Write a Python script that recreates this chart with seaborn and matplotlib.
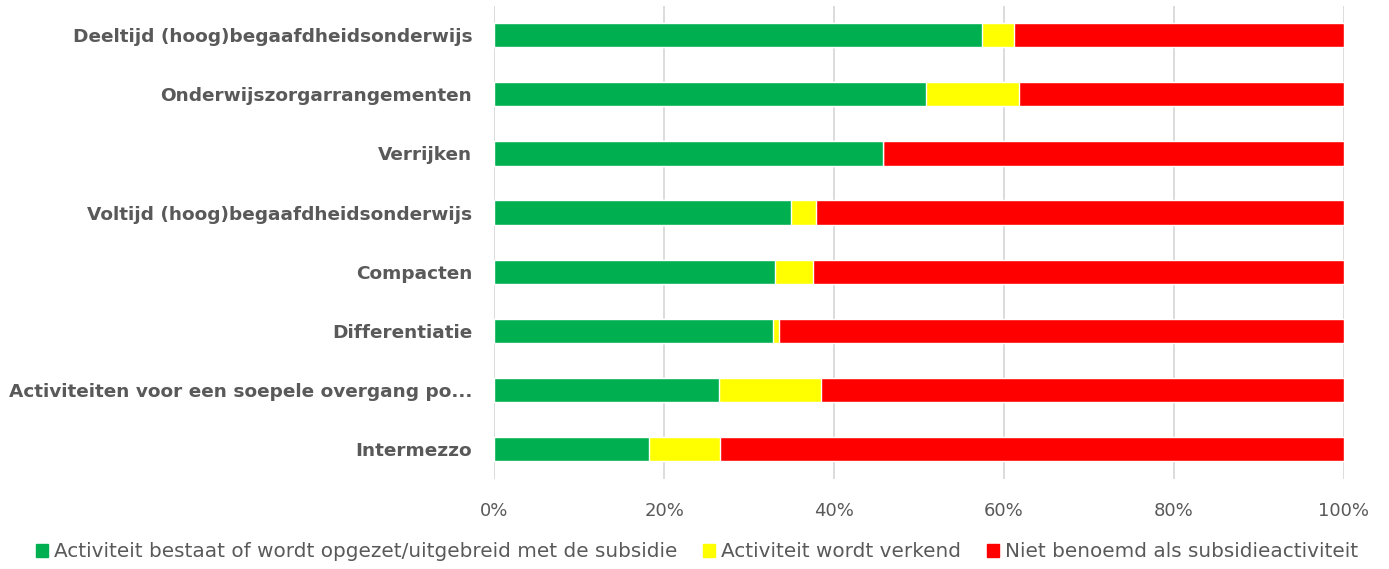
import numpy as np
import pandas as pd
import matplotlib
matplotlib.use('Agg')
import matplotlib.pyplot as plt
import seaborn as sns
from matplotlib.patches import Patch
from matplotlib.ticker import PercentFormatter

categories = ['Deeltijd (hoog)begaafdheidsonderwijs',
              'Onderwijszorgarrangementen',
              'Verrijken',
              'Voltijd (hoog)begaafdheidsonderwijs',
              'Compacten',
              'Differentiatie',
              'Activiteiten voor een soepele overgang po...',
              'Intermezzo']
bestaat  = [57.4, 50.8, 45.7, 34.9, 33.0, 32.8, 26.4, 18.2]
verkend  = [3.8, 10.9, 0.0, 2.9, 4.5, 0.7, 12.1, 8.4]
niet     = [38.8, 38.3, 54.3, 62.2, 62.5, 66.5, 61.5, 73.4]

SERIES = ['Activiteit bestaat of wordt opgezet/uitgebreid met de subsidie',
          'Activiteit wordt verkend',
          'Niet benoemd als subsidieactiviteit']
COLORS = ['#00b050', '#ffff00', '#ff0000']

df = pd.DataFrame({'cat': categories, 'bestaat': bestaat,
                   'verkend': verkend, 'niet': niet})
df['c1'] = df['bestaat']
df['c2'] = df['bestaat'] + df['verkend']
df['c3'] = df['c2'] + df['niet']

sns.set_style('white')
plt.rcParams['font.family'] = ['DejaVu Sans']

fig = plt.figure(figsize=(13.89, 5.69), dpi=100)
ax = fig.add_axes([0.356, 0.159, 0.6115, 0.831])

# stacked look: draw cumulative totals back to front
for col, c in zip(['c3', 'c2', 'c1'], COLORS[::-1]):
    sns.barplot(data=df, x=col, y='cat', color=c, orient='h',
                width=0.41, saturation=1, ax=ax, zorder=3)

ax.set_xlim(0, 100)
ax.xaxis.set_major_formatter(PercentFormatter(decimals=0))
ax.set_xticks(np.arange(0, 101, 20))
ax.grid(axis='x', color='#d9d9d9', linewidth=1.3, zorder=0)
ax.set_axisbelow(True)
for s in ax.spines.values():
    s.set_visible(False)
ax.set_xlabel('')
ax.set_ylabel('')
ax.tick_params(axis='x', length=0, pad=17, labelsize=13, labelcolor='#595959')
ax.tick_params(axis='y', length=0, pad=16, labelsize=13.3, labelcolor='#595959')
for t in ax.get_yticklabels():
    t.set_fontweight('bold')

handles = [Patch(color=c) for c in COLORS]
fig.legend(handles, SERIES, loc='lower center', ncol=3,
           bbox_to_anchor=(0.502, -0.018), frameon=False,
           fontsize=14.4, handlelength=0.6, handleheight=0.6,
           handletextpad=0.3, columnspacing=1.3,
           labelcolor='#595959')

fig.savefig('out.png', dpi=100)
• • • •
Write the listing out a second time exactly, dropping all images.

### Final result
Write a Python script that recreates this chart with seaborn and matplotlib.
import numpy as np
import pandas as pd
import matplotlib
matplotlib.use('Agg')
import matplotlib.pyplot as plt
import seaborn as sns
from matplotlib.patches import Patch
from matplotlib.ticker import PercentFormatter

categories = ['Deeltijd (hoog)begaafdheidsonderwijs',
              'Onderwijszorgarrangementen',
              'Verrijken',
              'Voltijd (hoog)begaafdheidsonderwijs',
              'Compacten',
              'Differentiatie',
              'Activiteiten voor een soepele overgang po...',
              'Intermezzo']
bestaat  = [57.4, 50.8, 45.7, 34.9, 33.0, 32.8, 26.4, 18.2]
verkend  = [3.8, 10.9, 0.0, 2.9, 4.5, 0.7, 12.1, 8.4]
niet     = [38.8, 38.3, 54.3, 62.2, 62.5, 66.5, 61.5, 73.4]

SERIES = ['Activiteit bestaat of wordt opgezet/uitgebreid met de subsidie',
          'Activiteit wordt verkend',
          'Niet benoemd als subsidieactiviteit']
COLORS = ['#00b050', '#ffff00', '#ff0000']

df = pd.DataFrame({'cat': categories, 'bestaat': bestaat,
                   'verkend': verkend, 'niet': niet})
df['c1'] = df['bestaat']
df['c2'] = df['bestaat'] + df['verkend']
df['c3'] = df['c2'] + df['niet']

sns.set_style('white')
plt.rcParams['font.family'] = ['DejaVu Sans']

fig = plt.figure(figsize=(13.89, 5.69), dpi=100)
ax = fig.add_axes([0.356, 0.159, 0.6115, 0.831])

# stacked look: draw cumulative totals back to front
for col, c in zip(['c3', 'c2', 'c1'], COLORS[::-1]):
    sns.barplot(data=df, x=col, y='cat', color=c, orient='h',
                width=0.41, saturation=1, ax=ax, zorder=3)

ax.set_xlim(0, 100)
ax.xaxis.set_major_formatter(PercentFormatter(decimals=0))
ax.set_xticks(np.arange(0, 101, 20))
ax.grid(axis='x', color='#d9d9d9', linewidth=1.3, zorder=0)
ax.set_axisbelow(True)
for s in ax.spines.values():
    s.set_visible(False)
ax.set_xlabel('')
ax.set_ylabel('')
ax.tick_params(axis='x', length=0, pad=17, labelsize=13, labelcolor='#595959')
ax.tick_params(axis='y', length=0, pad=16, labelsize=13.3, labelcolor='#595959')
for t in ax.get_yticklabels():
    t.set_fontweight('bold')

handles = [Patch(color=c) for c in COLORS]
fig.legend(handles, SERIES, loc='lower center', ncol=3,
           bbox_to_anchor=(0.502, -0.018), frameon=False,
           fontsize=14.4, handlelength=0.6, handleheight=0.6,
           handletextpad=0.3, columnspacing=1.3,
           labelcolor='#595959')

fig.savefig('out.png', dpi=100)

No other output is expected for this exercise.